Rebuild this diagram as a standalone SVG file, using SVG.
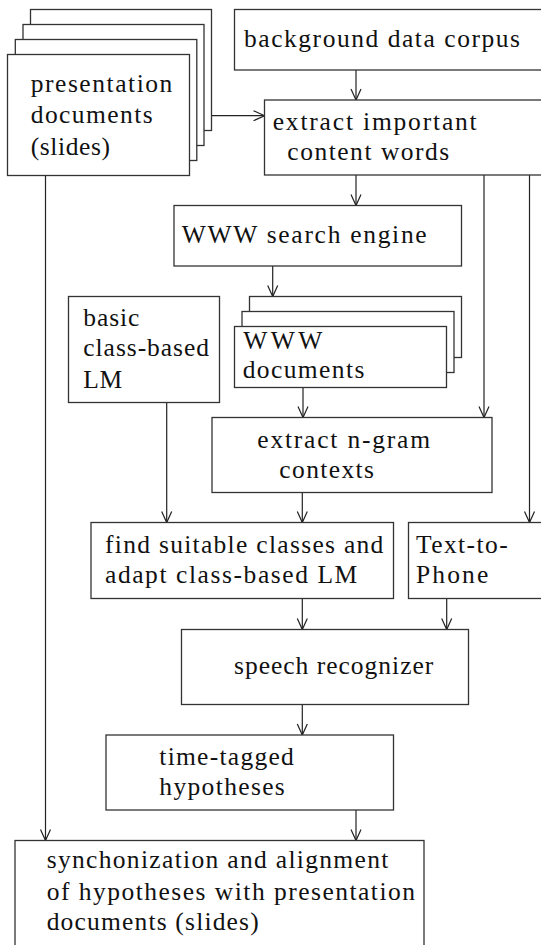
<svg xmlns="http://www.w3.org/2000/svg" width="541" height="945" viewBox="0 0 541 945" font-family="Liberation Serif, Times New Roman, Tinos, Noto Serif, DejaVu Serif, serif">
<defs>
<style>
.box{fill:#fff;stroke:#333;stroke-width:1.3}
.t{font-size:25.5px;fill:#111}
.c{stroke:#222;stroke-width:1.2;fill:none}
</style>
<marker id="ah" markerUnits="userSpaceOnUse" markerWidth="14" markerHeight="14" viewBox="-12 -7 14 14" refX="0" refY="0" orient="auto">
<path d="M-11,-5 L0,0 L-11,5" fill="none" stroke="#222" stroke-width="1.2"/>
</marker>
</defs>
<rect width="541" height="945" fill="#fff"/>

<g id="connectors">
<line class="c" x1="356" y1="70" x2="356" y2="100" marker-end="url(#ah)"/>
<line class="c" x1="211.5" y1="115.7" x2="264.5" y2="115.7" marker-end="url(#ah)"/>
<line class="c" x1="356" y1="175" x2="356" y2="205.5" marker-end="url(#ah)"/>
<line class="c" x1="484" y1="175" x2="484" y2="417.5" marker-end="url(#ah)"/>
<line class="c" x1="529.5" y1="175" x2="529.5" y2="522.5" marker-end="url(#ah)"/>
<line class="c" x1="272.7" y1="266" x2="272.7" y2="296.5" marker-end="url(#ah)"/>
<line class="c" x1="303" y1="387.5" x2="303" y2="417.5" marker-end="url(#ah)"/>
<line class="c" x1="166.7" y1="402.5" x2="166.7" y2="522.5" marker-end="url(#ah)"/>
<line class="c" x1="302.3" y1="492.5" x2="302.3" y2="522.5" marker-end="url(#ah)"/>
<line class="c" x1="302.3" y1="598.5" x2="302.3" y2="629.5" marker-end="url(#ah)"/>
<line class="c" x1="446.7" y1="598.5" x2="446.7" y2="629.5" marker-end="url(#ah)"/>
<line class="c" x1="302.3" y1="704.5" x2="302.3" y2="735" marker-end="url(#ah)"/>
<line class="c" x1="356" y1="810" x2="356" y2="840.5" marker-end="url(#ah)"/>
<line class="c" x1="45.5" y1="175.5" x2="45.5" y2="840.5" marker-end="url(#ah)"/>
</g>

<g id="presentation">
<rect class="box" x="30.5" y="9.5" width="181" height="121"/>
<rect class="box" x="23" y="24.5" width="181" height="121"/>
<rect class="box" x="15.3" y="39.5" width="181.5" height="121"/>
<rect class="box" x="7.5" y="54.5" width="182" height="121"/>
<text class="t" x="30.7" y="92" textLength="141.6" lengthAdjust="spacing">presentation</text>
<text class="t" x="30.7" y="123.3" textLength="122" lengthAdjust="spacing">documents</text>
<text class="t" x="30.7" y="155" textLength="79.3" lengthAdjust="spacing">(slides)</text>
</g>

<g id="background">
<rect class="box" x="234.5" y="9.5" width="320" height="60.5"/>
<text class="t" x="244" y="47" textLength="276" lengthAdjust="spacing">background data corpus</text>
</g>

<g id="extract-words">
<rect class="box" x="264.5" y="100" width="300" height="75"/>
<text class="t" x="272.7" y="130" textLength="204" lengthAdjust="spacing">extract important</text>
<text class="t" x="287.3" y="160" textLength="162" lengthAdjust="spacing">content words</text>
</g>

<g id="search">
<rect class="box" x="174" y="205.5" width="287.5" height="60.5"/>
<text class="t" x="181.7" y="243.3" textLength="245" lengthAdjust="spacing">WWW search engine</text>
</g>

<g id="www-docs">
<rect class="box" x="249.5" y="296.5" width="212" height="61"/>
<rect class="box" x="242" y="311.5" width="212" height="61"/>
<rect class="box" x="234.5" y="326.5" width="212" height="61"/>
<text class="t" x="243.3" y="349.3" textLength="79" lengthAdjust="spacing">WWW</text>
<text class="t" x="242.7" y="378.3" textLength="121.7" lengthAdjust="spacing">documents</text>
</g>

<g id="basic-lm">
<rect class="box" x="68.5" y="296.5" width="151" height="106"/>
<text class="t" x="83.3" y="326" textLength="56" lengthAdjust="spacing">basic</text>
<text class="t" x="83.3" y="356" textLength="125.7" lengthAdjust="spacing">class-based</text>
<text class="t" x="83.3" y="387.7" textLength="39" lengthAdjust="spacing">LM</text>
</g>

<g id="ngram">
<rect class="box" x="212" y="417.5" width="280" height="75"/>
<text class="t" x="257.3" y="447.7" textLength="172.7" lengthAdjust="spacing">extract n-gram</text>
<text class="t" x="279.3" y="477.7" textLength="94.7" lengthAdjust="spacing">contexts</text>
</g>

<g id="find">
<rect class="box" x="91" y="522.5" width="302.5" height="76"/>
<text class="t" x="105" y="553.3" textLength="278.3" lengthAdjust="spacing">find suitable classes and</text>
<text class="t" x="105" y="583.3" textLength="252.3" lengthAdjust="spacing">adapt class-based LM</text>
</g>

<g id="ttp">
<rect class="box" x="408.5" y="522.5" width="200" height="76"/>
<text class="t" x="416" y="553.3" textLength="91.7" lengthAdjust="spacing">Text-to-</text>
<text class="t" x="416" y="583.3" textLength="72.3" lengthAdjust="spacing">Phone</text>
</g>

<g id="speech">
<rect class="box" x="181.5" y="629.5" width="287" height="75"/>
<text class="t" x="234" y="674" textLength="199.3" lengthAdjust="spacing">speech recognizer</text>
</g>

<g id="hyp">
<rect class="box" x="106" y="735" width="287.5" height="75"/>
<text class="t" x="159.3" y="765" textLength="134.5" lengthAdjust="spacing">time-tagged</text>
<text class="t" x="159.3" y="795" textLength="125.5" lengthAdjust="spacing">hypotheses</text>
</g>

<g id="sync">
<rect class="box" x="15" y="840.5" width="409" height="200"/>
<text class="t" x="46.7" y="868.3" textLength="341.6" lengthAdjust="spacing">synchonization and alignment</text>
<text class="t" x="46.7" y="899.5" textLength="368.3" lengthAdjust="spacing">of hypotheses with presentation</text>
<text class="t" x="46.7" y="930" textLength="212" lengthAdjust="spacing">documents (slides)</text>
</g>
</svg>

-----

GOAL OF THE EXERCISE:
Leave out the pictures and restate everything else word for word.

RESULT FOR THIS TASK:
Rebuild this diagram as a standalone SVG file, using SVG.
<svg xmlns="http://www.w3.org/2000/svg" width="541" height="945" viewBox="0 0 541 945" font-family="Liberation Serif, Times New Roman, Tinos, Noto Serif, DejaVu Serif, serif">
<defs>
<style>
.box{fill:#fff;stroke:#333;stroke-width:1.3}
.t{font-size:25.5px;fill:#111}
.c{stroke:#222;stroke-width:1.2;fill:none}
</style>
<marker id="ah" markerUnits="userSpaceOnUse" markerWidth="14" markerHeight="14" viewBox="-12 -7 14 14" refX="0" refY="0" orient="auto">
<path d="M-11,-5 L0,0 L-11,5" fill="none" stroke="#222" stroke-width="1.2"/>
</marker>
</defs>
<rect width="541" height="945" fill="#fff"/>

<g id="connectors">
<line class="c" x1="356" y1="70" x2="356" y2="100" marker-end="url(#ah)"/>
<line class="c" x1="211.5" y1="115.7" x2="264.5" y2="115.7" marker-end="url(#ah)"/>
<line class="c" x1="356" y1="175" x2="356" y2="205.5" marker-end="url(#ah)"/>
<line class="c" x1="484" y1="175" x2="484" y2="417.5" marker-end="url(#ah)"/>
<line class="c" x1="529.5" y1="175" x2="529.5" y2="522.5" marker-end="url(#ah)"/>
<line class="c" x1="272.7" y1="266" x2="272.7" y2="296.5" marker-end="url(#ah)"/>
<line class="c" x1="303" y1="387.5" x2="303" y2="417.5" marker-end="url(#ah)"/>
<line class="c" x1="166.7" y1="402.5" x2="166.7" y2="522.5" marker-end="url(#ah)"/>
<line class="c" x1="302.3" y1="492.5" x2="302.3" y2="522.5" marker-end="url(#ah)"/>
<line class="c" x1="302.3" y1="598.5" x2="302.3" y2="629.5" marker-end="url(#ah)"/>
<line class="c" x1="446.7" y1="598.5" x2="446.7" y2="629.5" marker-end="url(#ah)"/>
<line class="c" x1="302.3" y1="704.5" x2="302.3" y2="735" marker-end="url(#ah)"/>
<line class="c" x1="356" y1="810" x2="356" y2="840.5" marker-end="url(#ah)"/>
<line class="c" x1="45.5" y1="175.5" x2="45.5" y2="840.5" marker-end="url(#ah)"/>
</g>

<g id="presentation">
<rect class="box" x="30.5" y="9.5" width="181" height="121"/>
<rect class="box" x="23" y="24.5" width="181" height="121"/>
<rect class="box" x="15.3" y="39.5" width="181.5" height="121"/>
<rect class="box" x="7.5" y="54.5" width="182" height="121"/>
<text class="t" x="30.7" y="92" textLength="141.6" lengthAdjust="spacing">presentation</text>
<text class="t" x="30.7" y="123.3" textLength="122" lengthAdjust="spacing">documents</text>
<text class="t" x="30.7" y="155" textLength="79.3" lengthAdjust="spacing">(slides)</text>
</g>

<g id="background">
<rect class="box" x="234.5" y="9.5" width="320" height="60.5"/>
<text class="t" x="244" y="47" textLength="276" lengthAdjust="spacing">background data corpus</text>
</g>

<g id="extract-words">
<rect class="box" x="264.5" y="100" width="300" height="75"/>
<text class="t" x="272.7" y="130" textLength="204" lengthAdjust="spacing">extract important</text>
<text class="t" x="287.3" y="160" textLength="162" lengthAdjust="spacing">content words</text>
</g>

<g id="search">
<rect class="box" x="174" y="205.5" width="287.5" height="60.5"/>
<text class="t" x="181.7" y="243.3" textLength="245" lengthAdjust="spacing">WWW search engine</text>
</g>

<g id="www-docs">
<rect class="box" x="249.5" y="296.5" width="212" height="61"/>
<rect class="box" x="242" y="311.5" width="212" height="61"/>
<rect class="box" x="234.5" y="326.5" width="212" height="61"/>
<text class="t" x="243.3" y="349.3" textLength="79" lengthAdjust="spacing">WWW</text>
<text class="t" x="242.7" y="378.3" textLength="121.7" lengthAdjust="spacing">documents</text>
</g>

<g id="basic-lm">
<rect class="box" x="68.5" y="296.5" width="151" height="106"/>
<text class="t" x="83.3" y="326" textLength="56" lengthAdjust="spacing">basic</text>
<text class="t" x="83.3" y="356" textLength="125.7" lengthAdjust="spacing">class-based</text>
<text class="t" x="83.3" y="387.7" textLength="39" lengthAdjust="spacing">LM</text>
</g>

<g id="ngram">
<rect class="box" x="212" y="417.5" width="280" height="75"/>
<text class="t" x="257.3" y="447.7" textLength="172.7" lengthAdjust="spacing">extract n-gram</text>
<text class="t" x="279.3" y="477.7" textLength="94.7" lengthAdjust="spacing">contexts</text>
</g>

<g id="find">
<rect class="box" x="91" y="522.5" width="302.5" height="76"/>
<text class="t" x="105" y="553.3" textLength="278.3" lengthAdjust="spacing">find suitable classes and</text>
<text class="t" x="105" y="583.3" textLength="252.3" lengthAdjust="spacing">adapt class-based LM</text>
</g>

<g id="ttp">
<rect class="box" x="408.5" y="522.5" width="200" height="76"/>
<text class="t" x="416" y="553.3" textLength="91.7" lengthAdjust="spacing">Text-to-</text>
<text class="t" x="416" y="583.3" textLength="72.3" lengthAdjust="spacing">Phone</text>
</g>

<g id="speech">
<rect class="box" x="181.5" y="629.5" width="287" height="75"/>
<text class="t" x="234" y="674" textLength="199.3" lengthAdjust="spacing">speech recognizer</text>
</g>

<g id="hyp">
<rect class="box" x="106" y="735" width="287.5" height="75"/>
<text class="t" x="159.3" y="765" textLength="134.5" lengthAdjust="spacing">time-tagged</text>
<text class="t" x="159.3" y="795" textLength="125.5" lengthAdjust="spacing">hypotheses</text>
</g>

<g id="sync">
<rect class="box" x="15" y="840.5" width="409" height="200"/>
<text class="t" x="46.7" y="868.3" textLength="341.6" lengthAdjust="spacing">synchonization and alignment</text>
<text class="t" x="46.7" y="899.5" textLength="368.3" lengthAdjust="spacing">of hypotheses with presentation</text>
<text class="t" x="46.7" y="930" textLength="212" lengthAdjust="spacing">documents (slides)</text>
</g>
</svg>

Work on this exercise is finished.